■ Stated exercise
Only the lines from the top of the listing below to the line that has "var plotLeft = 126, plotRight" should be echoed, with both ends kept and pictures left out.

== Material ==

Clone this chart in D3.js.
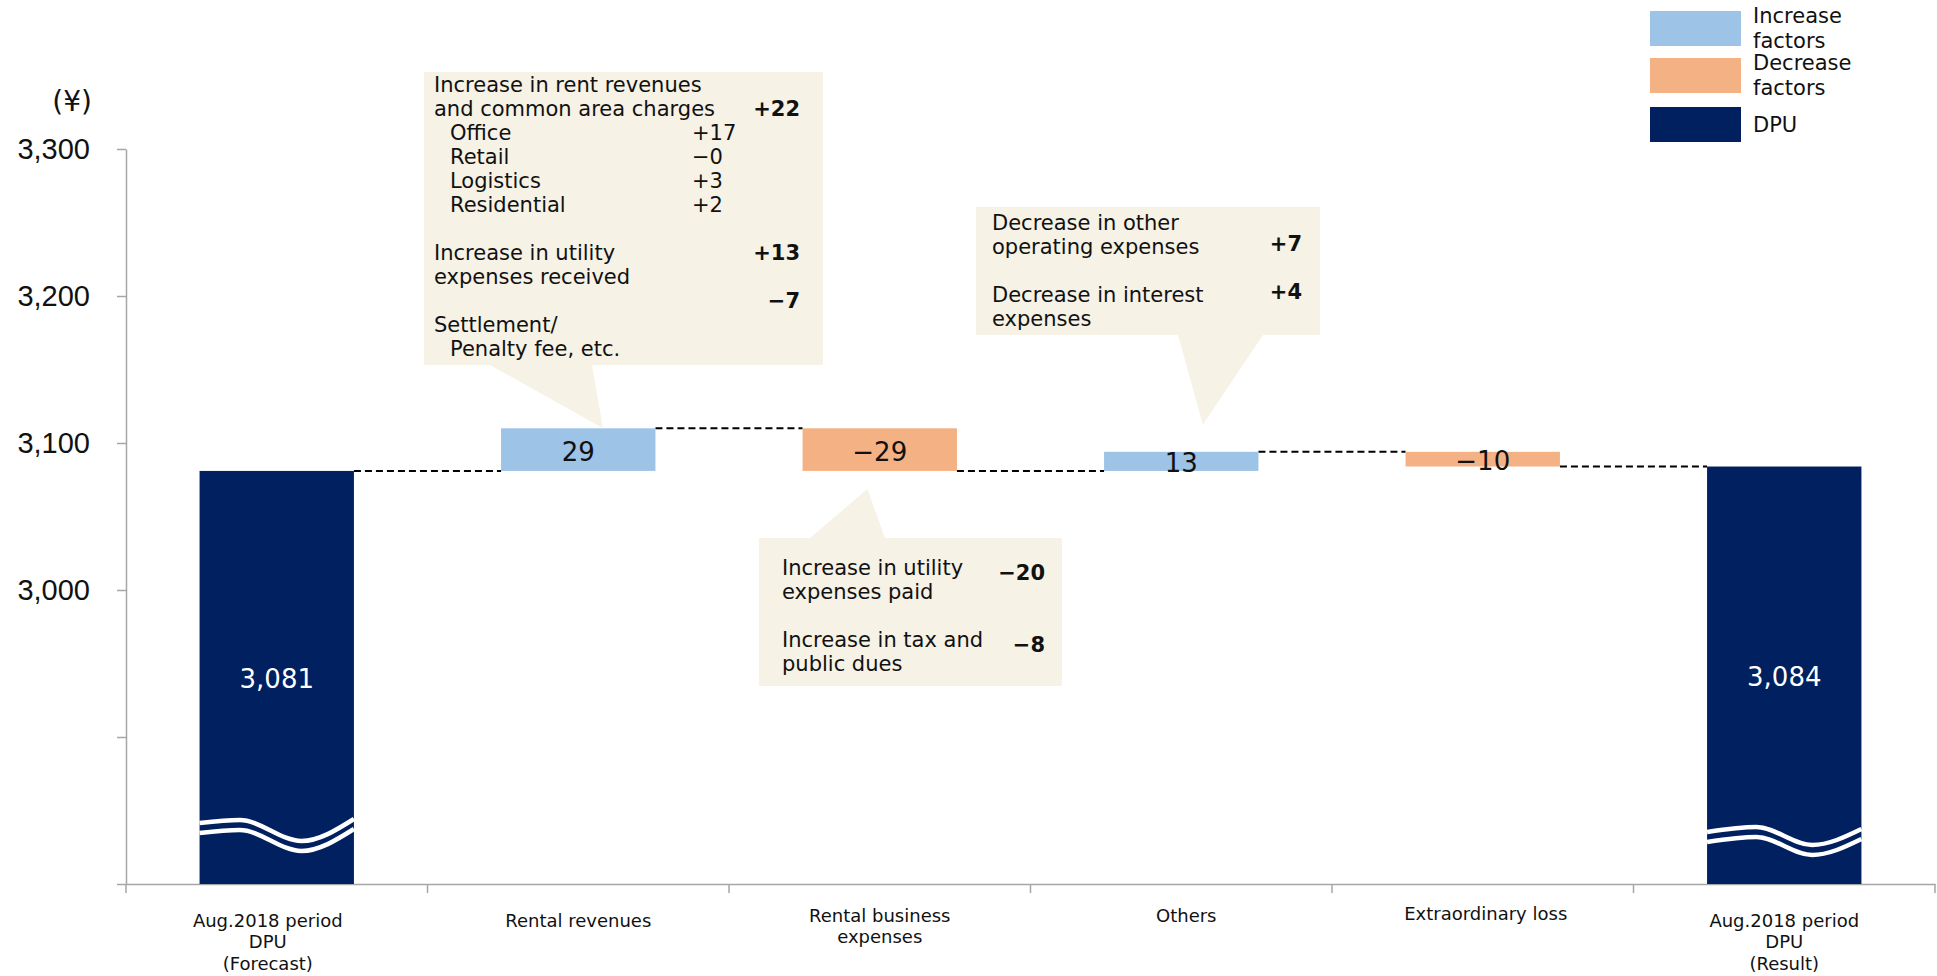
<!DOCTYPE html>
<html>
<head>
  <meta charset="UTF-8">
  <title>DPU variance</title>
  <style>
    body { margin: 0; background: #fff; }
    svg { display: block; font-family: "DejaVu Sans", Verdana, sans-serif; }
    .axis path, .axis line { stroke: #a6a6a6; stroke-width: 1.5; }
  </style>
</head>
<body>
  <svg id="chart" width="1937" height="976"></svg>

  <script src="https://d3js.org/d3.v7.min.js"></script>
  <script>
    // chart data
    var categories = ["forecast", "rent", "expenses", "others", "extra", "result"];
    var categoryLines = [
      ["Aug.2018 period", "DPU", "(Forecast)"],
      ["Rental revenues"],
      ["Rental business", "expenses"],
      ["Others"],
      ["Extraordinary loss"],
      ["Aug.2018 period", "DPU", "(Result)"]
    ];
    var values = [3081, 29, -29, 13, -10, 3084];
    var kinds = ["total", "inc", "dec", "inc", "dec", "total"];
    var valueLabels = ["3,081", "29", "\u221229", "13", "\u221210", "3,084"];
    var yTicks = [2800, 2900, 3000, 3100, 3200, 3300];
    var yLabeled = [3000, 3100, 3200, 3300];

    var legendNames = [["Increase", "factors"], ["Decrease", "factors"], ["DPU"]];
    var legendKinds = ["inc", "dec", "total"];

    // callout texts
    var rentLines = ["Increase in rent revenues", "and common area charges", "Office", "Retail",
      "Logistics", "Residential", "", "Increase in utility", "expenses received", "",
      "Settlement/", "Penalty fee, etc."];
    var rentSubValues = ["", "", "+17", "\u22120", "+3", "+2", "", "", "", "", "", ""];
    var rentValues = ["", "+22", "", "", "", "", "", "+13", "", "\u22127", "", ""];
    var othersLines = ["Decrease in other", "operating expenses", "", "Decrease in interest", "expenses"];
    var othersValues = ["", "+7", "", "+4", ""];
    var expLines = ["Increase in utility", "expenses paid", "", "Increase in tax and", "public dues"];
    var expValues = ["\u221220", "", "", "\u22128", ""];

    var colors = { inc: "#9dc3e6", dec: "#f4b183", total: "#002060" };

    var svg = d3.select("#chart");
    var plotLeft = 126, plotRight = 1935, plotTop = 149, plotBottom = 884;

    var x = d3.scaleBand().domain(categories).range([plotLeft, plotRight]).padding(0);
    var barW = x.bandwidth() * 0.512;
    var barX = function(c) { return x(c) + (x.bandwidth() - barW) / 2; };
    var y = d3.scaleLinear().domain([2800, 3300]).range([plotBottom, plotTop]);

    // running totals for the waterfall
    var bars = [];
    var running = 0;
    for (var i = 0; i < categories.length; i++) {
      var b = { cat: categories[i], kind: kinds[i], label: valueLabels[i] };
      if (kinds[i] == "total") {
        b.y0 = 2800; b.y1 = values[i]; running = values[i];
      } else {
        b.y0 = running; b.y1 = running + values[i]; running = b.y1;
      }
      b.end = running;
      bars.push(b);
    }

    // axes
    svg.append("g")
      .attr("class", "axis")
      .attr("transform", "translate(" + plotLeft + ",0)")
      .call(d3.axisLeft(y).tickValues(yTicks).tickSize(9).tickSizeOuter(0).tickPadding(27)
        .tickFormat(function(d) { return yLabeled.indexOf(d) >= 0 ? d3.format(",")(d) : ""; }))
      .call(function(g) {
        g.selectAll("text").attr("font-size", 29).attr("fill", "#111").attr("font-family", null);
      });

    var xAxis = svg.append("g")
      .attr("class", "axis")
      .attr("transform", "translate(0," + plotBottom + ")")
      .call(d3.axisBottom(x).tickSize(0).tickSizeOuter(0).tickFormat(""));
    xAxis.selectAll(".bound")
      .data(categories.map(function(c) { return x(c); }).concat([plotRight]))
      .enter().append("line")
        .attr("x1", function(d) { return d; }).attr("x2", function(d) { return d; })
        .attr("y1", 0).attr("y2", 9);

    svg.append("text")
      .attr("x", 92).attr("y", 101)
      .attr("text-anchor", "end").attr("dominant-baseline", "central")
      .attr("font-size", 28).attr("fill", "#111")
      .text("(\u00a5)");

    // category labels
    var catShift = [-9, 0, 0, 5, 3, 0];
    var catY = [920, 920, 915, 915, 913, 920];
    var catText = svg.selectAll(".cat")
      .data(categoryLines)
      .enter().append("text")
        .attr("class", "cat")
        .attr("text-anchor", "middle")
        .attr("font-size", 18)
        .attr("fill", "#111");
    catText.each(function(lines, i) {
      var t = d3.select(this);
      lines.forEach(function(l, k) {
        t.append("tspan")
          .attr("x", x(categories[i]) + x.bandwidth() / 2 + catShift[i])
          .attr("y", catY[i] + k * 21.5)
          .attr("dominant-baseline", "central")
          .text(l);
      });
    });

    // connectors
    svg.selectAll(".conn")
      .data(bars.slice(0, -1))
      .enter().append("line")
        .attr("x1", function(d) { return barX(d.cat) + barW; })
        .attr("x2", function(d, i) { return barX(categories[i + 1]); })
        .attr("y1", function(d) { return y(d.end); })
        .attr("y2", function(d) { return y(d.end); })
        .attr("stroke", "#000")
        .attr("stroke-width", 2)
        .attr("stroke-dasharray", "7,4");

    // bars
    svg.selectAll(".bar")
      .data(bars)
      .enter().append("rect")
        .attr("x", function(d) { return barX(d.cat); })
        .attr("width", barW)
        .attr("y", function(d) { return y(Math.max(d.y0, d.y1)); })
        .attr("height", function(d) { return Math.abs(y(d.y0) - y(d.y1)); })
        .attr("fill", function(d) { return colors[d.kind]; });

    svg.selectAll(".vlab")
      .data(bars)
      .enter().append("text")
        .attr("x", function(d) { return barX(d.cat) + barW / 2; })
        .attr("y", function(d) { return (y(d.y0) + y(d.y1)) / 2 + 2; })
        .attr("text-anchor", "middle")
        .attr("dominant-baseline", "central")
        .attr("font-size", 26)
        .attr("fill", function(d) { return d.kind == "total" ? "#fff" : "#111"; })
        .text(function(d) { return d.label; });

    // axis break waves on the DPU bars
    var waves = [
      { cat: "forecast", base: 820, pts: [[0, 3], [0.26, 0], [0.66, 21], [1, -1]] },
      { cat: "result", base: 827, pts: [[0, 5], [0.32, 0], [0.68, 18], [1, 2]] }
    ];
    var waveLine = d3.line().curve(d3.curveMonotoneX);
    waves.forEach(function(w) {
      [0, 10].forEach(function(off) {
        svg.append("path")
          .attr("d", waveLine(w.pts.map(function(p) {
            return [barX(w.cat) + p[0] * barW, w.base + p[1] + off];
          })))
          .attr("fill", "none")
          .attr("stroke", "#fff")
          .attr("stroke-width", 4.5);
      });
    });

    // callouts
    function callout(box, tip, base, lines, vals, subValues, opt) {
      var p;
      if (base.side == "bottom") {
        p = [[box.x0, box.y0], [box.x1, box.y0], [box.x1, box.y1], [base.b1, box.y1], tip, [base.b0, box.y1], [box.x0, box.y1]];
      } else {
        p = [[box.x0, box.y0], [base.b0, box.y0], tip, [base.b1, box.y0], [box.x1, box.y0], [box.x1, box.y1], [box.x0, box.y1]];
      }
      svg.append("path")
        .attr("d", "M" + p.join("L") + "Z")
        .attr("fill", "#f6f2e6");
      var g = svg.append("g").attr("font-size", 21).attr("fill", "#111");
      lines.forEach(function(l, k) {
        var ty = opt.y + k * 24;
        if (l) {
          g.append("text")
            .attr("x", opt.tx + ((opt.indent || []).indexOf(k) >= 0 ? 16 : 0))
            .attr("y", ty)
            .attr("dominant-baseline", "central")
            .text(l);
        }
        if (subValues && subValues[k]) {
          g.append("text")
            .attr("x", opt.sx).attr("y", ty)
            .attr("dominant-baseline", "central")
            .text(subValues[k]);
        }
        if (vals[k]) {
          g.append("text")
            .attr("x", opt.vx).attr("y", ty + (opt.vdy || 0))
            .attr("text-anchor", "end")
            .attr("dominant-baseline", "central")
            .attr("font-weight", "bold")
            .text(vals[k]);
        }
      });
    }

    callout({ x0: 424, x1: 823, y0: 72, y1: 365 },
      [barX("rent") + barW * 0.66, y(bars[1].y1)],
      { side: "bottom", b0: 490, b1: 592 },
      rentLines, rentValues, rentSubValues,
      { tx: 434, y: 85, sx: 692, vx: 800, indent: [2, 3, 4, 5, 11] });

    callout({ x0: 976, x1: 1320, y0: 207, y1: 335 },
      [barX("others") + barW * 0.64, y(bars[3].y1) - 27],
      { side: "bottom", b0: 1178, b1: 1263 },
      othersLines, othersValues, null,
      { tx: 992, y: 223, vx: 1302, vdy: -3 });

    callout({ x0: 759, x1: 1062, y0: 538, y1: 686 },
      [barX("expenses") + barW * 0.42, y(bars[2].y1) + 18],
      { side: "top", b0: 810, b1: 885 },
      expLines, expValues, null,
      { tx: 782, y: 568, vx: 1045, vdy: 5 });

    // legend
    var legY = [11, 58, 107];
    var leg = svg.selectAll(".leg")
      .data(legendKinds)
      .enter().append("g")
        .attr("transform", function(d, i) { return "translate(1650," + legY[i] + ")"; });
    leg.append("rect")
      .attr("width", 91).attr("height", 35)
      .attr("fill", function(d) { return colors[d]; });
    leg.append("text")
      .attr("font-size", 21).attr("fill", "#111")
      .each(function(d, i) {
        var t = d3.select(this);
        var lines = legendNames[i];
        lines.forEach(function(l, k) {
          t.append("tspan")
            .attr("x", 103)
            .attr("y", 17.5 + (k - (lines.length - 1) / 2) * 25)
            .attr("dominant-baseline", "central")
            .text(l);
        });
      });
  </script>
</body>
</html>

===

■ Expected output
Clone this chart in D3.js.
<!DOCTYPE html>
<html>
<head>
  <meta charset="UTF-8">
  <title>DPU variance</title>
  <style>
    body { margin: 0; background: #fff; }
    svg { display: block; font-family: "DejaVu Sans", Verdana, sans-serif; }
    .axis path, .axis line { stroke: #a6a6a6; stroke-width: 1.5; }
  </style>
</head>
<body>
  <svg id="chart" width="1937" height="976"></svg>

  <script src="https://d3js.org/d3.v7.min.js"></script>
  <script>
    // chart data
    var categories = ["forecast", "rent", "expenses", "others", "extra", "result"];
    var categoryLines = [
      ["Aug.2018 period", "DPU", "(Forecast)"],
      ["Rental revenues"],
      ["Rental business", "expenses"],
      ["Others"],
      ["Extraordinary loss"],
      ["Aug.2018 period", "DPU", "(Result)"]
    ];
    var values = [3081, 29, -29, 13, -10, 3084];
    var kinds = ["total", "inc", "dec", "inc", "dec", "total"];
    var valueLabels = ["3,081", "29", "\u221229", "13", "\u221210", "3,084"];
    var yTicks = [2800, 2900, 3000, 3100, 3200, 3300];
    var yLabeled = [3000, 3100, 3200, 3300];

    var legendNames = [["Increase", "factors"], ["Decrease", "factors"], ["DPU"]];
    var legendKinds = ["inc", "dec", "total"];

    // callout texts
    var rentLines = ["Increase in rent revenues", "and common area charges", "Office", "Retail",
      "Logistics", "Residential", "", "Increase in utility", "expenses received", "",
      "Settlement/", "Penalty fee, etc."];
    var rentSubValues = ["", "", "+17", "\u22120", "+3", "+2", "", "", "", "", "", ""];
    var rentValues = ["", "+22", "", "", "", "", "", "+13", "", "\u22127", "", ""];
    var othersLines = ["Decrease in other", "operating expenses", "", "Decrease in interest", "expenses"];
    var othersValues = ["", "+7", "", "+4", ""];
    var expLines = ["Increase in utility", "expenses paid", "", "Increase in tax and", "public dues"];
    var expValues = ["\u221220", "", "", "\u22128", ""];

    var colors = { inc: "#9dc3e6", dec: "#f4b183", total: "#002060" };

    var svg = d3.select("#chart");
    var plotLeft = 126, plotRight = 1935, plotTop = 149, plotBottom = 884;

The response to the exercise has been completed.